To Adopt or Not to Adopt Referee’s Report:

(5) In this decision the Court is called upon to decide whether or not to adopt the referee’s report. The cover letter of the updated report dated 28th June, 2018 and signed by Robert Nii Aryee Tackie states:

“In accordance with the Court order dated 18th June 2018, we present an updated computation of amount due Plaintiff in the above-mentioned case and submit, herewith, our report for your information and necessary action, please.

In summary, the computation was updated to 31st January 2018 as follows:

a.    Amount due Plaintiff as at 31st January 2018 is Gh3,548,305.73.

b.    Interest charges computed using simple interest method over the period at the cedi prevailing commercial lending interest rate at judgment date agreed by parties at 32% amounted to Gh2,271,2015.73 as at 31st January 2018,

c.     Dollar to cedi conversion was done using exchange rate (average) prevailing in respect of each month.

d.    The principal amount of $297,000.00 was converted into Gh1,277,100.00 using the dollar exchange rate of Gh4.30 as at 31st January 2018.”

The report then attached appendices for the detailed breakdown. The report was admitted as ExhibitCE2” by the Court. Both Mr. Atieku for the Plaintiff and Mrs. Adumoa Lartey (CSA), Counsel for the Defendant/Judgment Debtor cross-examined the author of the report Mr. Robert Nii Aryee Tackie. After the cross-examination Mrs. Adumoa Lartey has prayed the Court not to adopt the report.

 

(6) To plumb the full depth of the argument of the Defendant/Judgment Debtor Counsel’s cross-examination and the argument advanced for the objection and leave no one in doubt, it is desirable to set out in extenso the cross-examination of Mr. Robert Nii Ayi Tackie by Mrs. Adumoa Lartey on Tuesday February 19, 2019. The following evidence was elicited:

“Q. You indicated to the Court that the principal amount was in Dollars and that you converted it into Cedis, can you explain to the Court why you converted it into Cedis?

A.    There was no agreed interest rate in Dollars between the parties and normally we fall on the Bank of Ghana (BOG), the feedback we had from the Bank of Ghana was they compile such rates.

 

Q. So you said you had a feedback from the Bank of Ghana, does that mean that you wrote to Bank of Ghana requesting for the applicable interest rate to be used for the principal amount which was in Dollars?

A. Yes, my Lord that is what I mean.

 

Q. Do you have the feedback from Bank of Ghana?

A. Yes my Lord, it is on my file…

 

Q. Since the principal amount was in Dollars, what you should have done was to use the monthly universal Dollar interest rate approved by the Bank of Ghana. I am putting it to you.
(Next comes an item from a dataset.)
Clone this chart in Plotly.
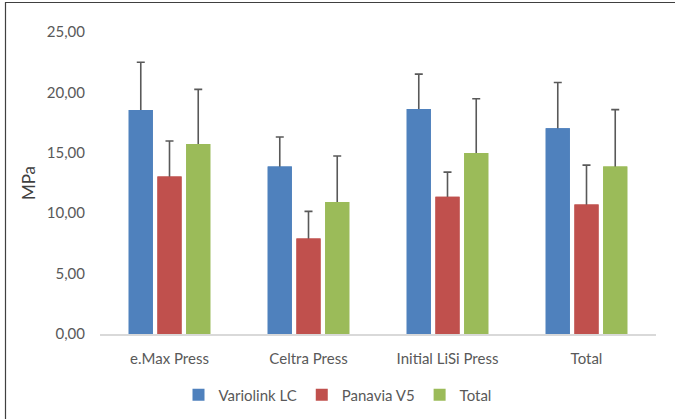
import plotly.graph_objects as go

categories = ["e.Max Press", "Celtra Press", "Initial LiSi Press", "Total"]
series_names = ["Variolink LC", "Panavia V5", "Total"]
variolink_mean = [18.54, 13.86, 18.62, 17.03]
variolink_sd = [3.96, 2.45, 2.89, 3.79]
panavia_mean = [13.04, 7.90, 11.36, 10.73]
panavia_sd = [2.94, 2.25, 2.04, 3.25]
total_mean = [15.73, 10.92, 14.99, 13.86]
total_sd = [4.52, 3.82, 4.48, 4.71]
y_ticks = [0, 5, 10, 15, 20, 25]

colors = ["#4F81BD", "#C0504D", "#9BBB59"]
means = [variolink_mean, panavia_mean, total_mean]
sds = [variolink_sd, panavia_sd, total_sd]

FONT = "Lato"
TXT = "#595959"

fig = go.Figure()
for i, (name, m, s, c) in enumerate(zip(series_names, means, sds, colors)):
    fig.add_trace(go.Bar(
        x=categories, y=m, name=name, offsetgroup=str(i),
        marker=dict(color=c, line=dict(width=0)),
        error_y=dict(type="data", symmetric=True, array=s,
                     color="#595959", thickness=1.6, width=4),
    ))
# same bars again, without error bars, to hide the lower half of each error bar
for i, (name, m, c) in enumerate(zip(series_names, means, colors)):
    fig.add_trace(go.Bar(
        x=categories, y=m, name=name, offsetgroup=str(i), showlegend=False,
        marker=dict(color=c, line=dict(width=0)), hoverinfo="skip",
    ))

W, H = 675, 419
L, R, T, B = 100, 19, 32, 85
pw, ph = W - L - R, H - T - B

fig.update_layout(
    width=W, height=H,
    margin=dict(l=L, r=R, t=T, b=B, pad=0),
    paper_bgcolor="white", plot_bgcolor="white",
    separators=",.",
    barmode="group", bargap=0.38, bargroupgap=0.16,
    font=dict(family=FONT, color=TXT, size=15),
    showlegend=True,
    legend=dict(orientation="h", xref="container", yref="container",
                x=0.5, xanchor="center",
                y=1 - 395 / H, yanchor="middle",
                font=dict(family=FONT, size=15, color=TXT),
                itemwidth=30, traceorder="normal"),
    xaxis=dict(showline=True, linecolor="#D9D9D9", linewidth=1.5,
               ticks="", ticklabelstandoff=10,
               tickfont=dict(family=FONT, size=15, color=TXT),
               showgrid=False, automargin=False),
    yaxis=dict(range=[0, 25], tickvals=y_ticks, tickformat=".2f",
               showgrid=False, showline=False, zeroline=False,
               ticks="", ticklabelstandoff=14, automargin=False,
               tickfont=dict(family=FONT, size=15, color=TXT),
               title=dict(text="MPa", standoff=6,
                          font=dict(family=FONT, size=17, color="#404040"))),
)

# chart area border (top and left edges visible)
x0 = (5.5 - L) / pw
x1 = (W + 10 - L) / pw
y_top = 1 + (T - 2.5) / ph
y_bot = -(B + 10) / ph
fig.add_shape(type="path", xref="paper", yref="paper",
              path=f"M {x0},{y_bot} L {x0},{y_top} L {x1},{y_top}",
              line=dict(color="#404040", width=1.2), layer="above")

fig.write_html("out.html",
               config={"displayModeBar": False},
               post_script="document.body.style.margin='0';"
                           "document.body.style.overflow='hidden';")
A. My Lord we normally fall on the BOG as I mentioned earlier and in this case, in their response they explained they do not have the rate I requested for. I do not know about the universal Dollar rate Counsel is referring to because the BOG did not give us that.

 

Q. As an Auditor, do you know why some commercial transactions are denominated in US dollars although the transactions are in Ghana Cedis?

A. My Lord what I know is about the time value of the money.

 

Q. Can you explain what you mean by the time value money?

A. My Lord it simply means that one cedi today, will not have the same value maybe in a week time or tomorrow.

 

Q. So, parties’ to commercial transactions use Dollars instead of Ghana Cedis to hedge themselves against the depreciation nature of the Ghana Cedis relative to the US Dollar.

A. Yes, my Lord that is one.

 

Q. So by having the transaction in US Dollars, they are protecting themselves against the weak nature of the Ghana Cedi, therefore when you had to apply the interest rate, the applicable interest rate should be the monthly universal Dollar interest rate approved by the BOG which is lower than the Cedi commercial interest rate.

A. My Lord I explained earlier that I do not know about this universal rate you are talking about and the BOG did not bring my attention to it. The issue of possible fall or rise in the value of rate is taken care of by our workings because we did not use one foreign exchange rate, in converting the amount from dollar to cedis, we used the average monthly rate and that takes care of any changes.

 

Q. How does it take care of the changes because this transaction was entered into by the parties in 2008 and we are in 2019 now, the dollar exchange rate in 2008 had risen steadily from 2008 to 2019?

A. My Lord if you study our workings, in the appendix, in October 2008 the exchange rate was 1.1565 and there had been changes throughout. As at January 2018, the exchange rate was 4.3 so my Lord it is not the same over the period.

 

Q. So, by converting the principal sum from Dollars into Cedis and subsequently using the commercial interest rate, the calculation was an error because the Plaintiff benefitted from our weak currency reflected in the exchange rate and also benefitted from using a relatively higher interest rate.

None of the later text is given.